The fight for Kansas began immediately after the arrival of Governor Reeder and the earliest immigrants. The settlers actually in residence at the commencement of 1855 seem to have been about 8500. Propinquity gave Missouri an advantage at the start, when the North was not yet fully aroused. At an election for territorial legislature held on March 30, 1855, the threat of Senator Atchison was revealed in all its fulness when more than 6000 votes were counted among a population which had under 3000 qualified voters. Missouri men had ridden over in organized bands to colonize the precincts and carry the election. The whole area of settlement was within an easy two days' ride of the Missouri border. The fraud was so crude that Governor Reeder disavowed certain of the results, yet the resulting legislature, meeting in July, 1855, was able to expel some of its anti-slavery members, while the rest resigned. It adopted the Missouri code of law, thus laying the foundations for a slave state.
The political struggle over Kansas became more intense on the border and more absorbing in the nation in the next four years. The free-state men, as the settlers around Lawrence came to be known, disavowed the first legislature on the ground of its fraudulent election, while President Pierce steadily supported it from Washington. Governor Reeder was removed during its session, seemingly because he had thrown doubts upon its validity. Protesting against it, the northerners held a series of meetings in the autumn, around Lawrence, and Topeka, some twenty-five miles further up the Kansas River, and crystallized their opposition under Dr. Robinson. Their efforts culminated at Topeka in October in a spontaneous, but in this instance revolutionary, convention which framed a free-state constitution for Kansas and provided for erecting a rival administration. Dr. Robinson became its governor.
Before the first legislature under the Topeka constitution assembled, Kansas had still further trouble. Private violence and mob attacks began during the fall of 1855. What is known as the Wakarusa War occurred in November, when Sheriff Jones of Douglas County tried to arrest some free-state men at Lecompton, and met with strong resistance reënforced with Sharpe rifles from New England. Governor Wilson Shannon, who had succeeded Reeder, patched up peace, but hostility continued through the winter. Lawrence was increasingly the centre of northern settlement and the object of pro-slave aggression. A Missouri mob visited it on May 21, 1856, and in the approving presence, it is said, of Sheriff Jones, sacked its hotel and printing shop, and burned the residence of Dr. Robinson.
In the fall a free-state crowd marched up the river and attacked Lecompton, but within a week of the sacking of Lawrence retribution was visited upon the pro-slave settlers. In cold blood, five men were murdered at a settlement on Potawatomi Creek, by a group of fanatical free-state men. Just what provocation John Brown and his family had received which may excuse his revenge is not certain. In many instances individual anti-slavery men retaliated lawlessly upon their enemies. But the leaders of the Lawrence party have led also in censuring Brown and in disclaiming responsibility for his acts. It is certain that in this struggle the free-state party, in general, wanted peaceful settlement of the country, and were staking their fortunes and families upon it. They were ready for defence, but criminal aggression was no part of their platform.

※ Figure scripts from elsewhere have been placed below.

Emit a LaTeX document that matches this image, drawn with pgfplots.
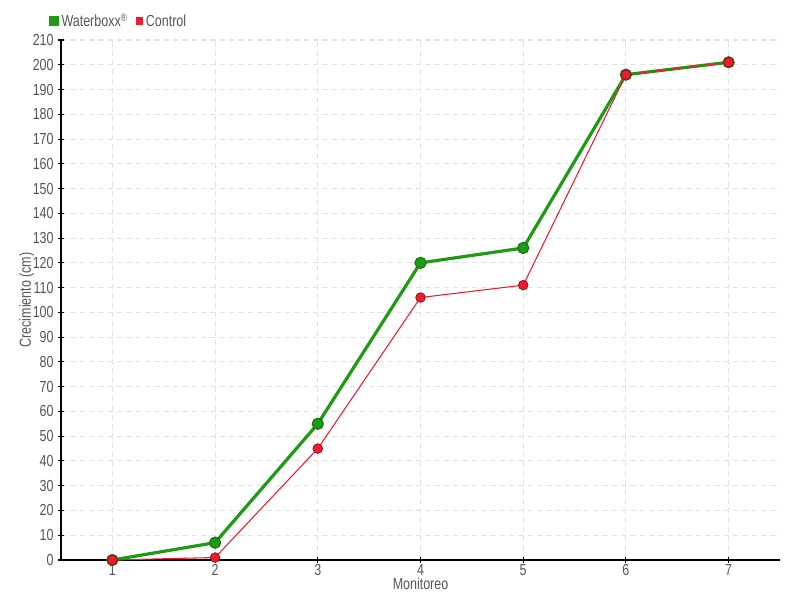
\documentclass[border=0pt]{standalone}
\usepackage{fontspec}
\setmainfont{Liberation Sans}[FakeStretch=0.78]
\usepackage{pgfplots}
\pgfplotsset{compat=1.18}
\usetikzlibrary{calc}
\definecolor{wgreen}{HTML}{1E9A14}
\definecolor{wgreendark}{HTML}{1A6E12}
\definecolor{cred}{HTML}{EE1C2E}
\definecolor{creddark}{HTML}{9A1020}
\definecolor{txt}{HTML}{555555}
\definecolor{gridc}{HTML}{E2E2E2}
\begin{document}
\begin{tikzpicture}
\begin{axis}[
  scale only axis, width=539.25pt, height=390pt,
  xmin=0.5, xmax=7.5, ymin=0, ymax=210,
  xtick={1,...,7}, ytick={0,10,...,210},
  axis x line*=bottom, axis y line*=left,
  axis line style={black, line width=0.8pt},
  grid=major, grid style={gridc, dash pattern=on 4pt off 3pt, line width=0.8pt},
  tick style={black, line width=0.8pt}, major tick length=4pt,
  tick align=center,
  /pgf/number format/assume math mode=true,
  ticklabel style={font=\fontsize{12}{12}\selectfont, text=txt},
  xticklabel style={anchor=center, yshift=-5.5pt, inner sep=0.5pt},
  xlabel={Monitoreo}, ylabel={Crecimiento (cm)},
  label style={font=\fontsize{12}{12}\selectfont, text=txt},
  xlabel style={at={(axis description cs:0.5,0)}, anchor=center, yshift=-18pt, inner sep=0.5pt},
  ylabel style={yshift=-8pt},
  legend style={at={(rel axis cs:-0.017,1)}, anchor=west, yshift=14pt, draw=none, fill=none,
    font=\fontsize{12}{12}\selectfont, text=txt, inner sep=0pt,
    /tikz/every even column/.append style={column sep=4pt}},
  legend columns=2,
  legend image code/.code={\fill[#1] (0pt,-2.5pt) rectangle (5pt,2.5pt);},
  legend cell align=left,
  clip=false,
]
\addplot[wgreen, line width=2.4pt, mark=*, mark size=4.2pt, mark options={fill=wgreen, draw=wgreendark, line width=0.8pt}] coordinates {
(1,0) (2,7) (3,55) (4,120) (5,126) (6,196) (7,201)};
\addlegendentry{Waterboxx\textsuperscript{\textregistered}}
\addplot[cred, line width=0.8pt, mark=*, mark size=3.6pt, mark options={fill=cred, draw=creddark, line width=0.6pt}] coordinates {
(1,0) (2,1) (3,45) (4,106) (5,111) (6,196) (7,201)};
\addlegendentry{Control}
\coordinate (sw) at (rel axis cs:0,0);
\coordinate (ne) at (rel axis cs:1,1);
\end{axis}
\path[use as bounding box] ($(sw)+(-45.75pt,-30pt)$) rectangle ($(ne)+(15pt,30pt)$);
\end{tikzpicture}
\end{document}
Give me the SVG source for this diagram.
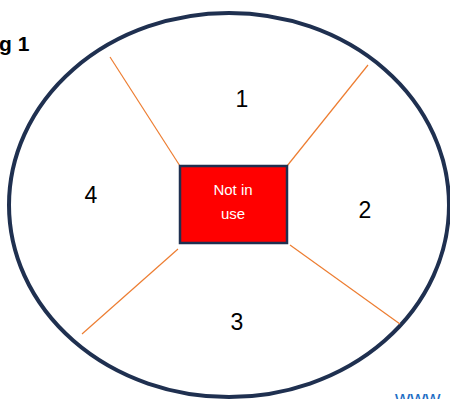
<svg xmlns="http://www.w3.org/2000/svg" width="450" height="399" viewBox="0 0 450 399">
<style>
.num{font-family:"Liberation Sans",Arial,sans-serif;font-size:23px;fill:#000;text-anchor:middle}
.conn line{stroke:#ED7D31;stroke-width:1.2}
.lbl{font-family:"Liberation Sans",Arial,sans-serif;font-size:15px;fill:#fff;text-anchor:middle}
</style>
<rect width="450" height="399" fill="#fff"/>
<text x="-1" y="51" font-family="Liberation Sans,Arial,sans-serif" font-weight="bold" font-size="21" fill="#000">g 1</text>
<g id="outer"><ellipse cx="229" cy="205" rx="220" ry="192" fill="none" stroke="#1F3050" stroke-width="4"/></g>
<g class="conn">
<line x1="110" y1="57" x2="180" y2="166"/>
<line x1="368" y1="65" x2="287" y2="166"/>
<line x1="82" y1="334" x2="178" y2="249"/>
<line x1="400" y1="324" x2="290" y2="245"/>
</g>
<g id="center">
<rect x="180" y="166" width="107" height="77" fill="#FF0000" stroke="#1F3050" stroke-width="2.5"/>
<text class="lbl" x="233" y="195">Not in</text>
<text class="lbl" x="233" y="219">use</text>
</g>
<g id="n1"><text class="num" x="242" y="107">1</text></g>
<g id="n2"><text class="num" x="365" y="218">2</text></g>
<g id="n3"><text class="num" x="237" y="330">3</text></g>
<g id="n4"><text class="num" x="91" y="203">4</text></g>
<text x="395" y="405" font-family="Liberation Sans,Arial,sans-serif" font-size="21" fill="#1F6FC5">www</text>
</svg>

The course of Governor Shannon reached its end in the summer of 1856. He was disliked by the free-state faction, while his personal habits gave no respectability to the pro-slave cause. At the end of his régime the extra-legal legislature under the Topeka constitution was prevented by federal troops from convening in session at Topeka. A few weeks later Governor John W. Geary superseded him and established his seat of government in Lecompton, by this time a village of some twenty houses. It took Geary, an honest, well-meaning man, only six weeks to fall out with the pro-slave element and the federal land officers. He resigned in March, 1857.
Under Governor Robert J. Walker, who followed Geary, the first official attempt at a constitution was entered upon. The legislature had already summoned a convention which sat at Lecompton during September and October. Its constitution, which was essentially pro-slavery, however it was read, was ratified before the end of the year and submitted to Congress. But meanwhile the legislature which called the convention had fallen into free-state hands, disavowed the constitution, and summoned another convention. At Leavenworth this convention framed a free-state constitution in March, which was ratified by popular vote in May, 1858. Governor Walker had already resigned in December, 1857. Through holding an honest election and purging the returns of slave-state frauds he had enabled the free-state party to secure the legislature. Southerner though he was, he choked at the political dishonesty of the administration in Kansas. He had yielded to the evidence of his eyes, that the population of Kansas possessed a large free-state majority. But so yielding he had lost the confidence of Washington. Even Senator Douglas, the patron of the popular sovereignty doctrine, had now broken with President Buchanan, recognizing the right of the people to form their own institutions. No attention was ever paid by Congress to this Leavenworth constitution, but when the Lecompton constitution was finally submitted to the people by Congress, in August, 1858, it was defeated by more than 11,000 votes in a total of 13,000. Kansas was henceforth in the hands of the actual settlers. A year later, at Wyandotte, it made a fourth constitution, under which it at last entered the union on January 29, 1861. "In the Wyandotte Convention," says one of the local historians, "there were a few Democrats and one or two cranks, and probably both were of some use in their way."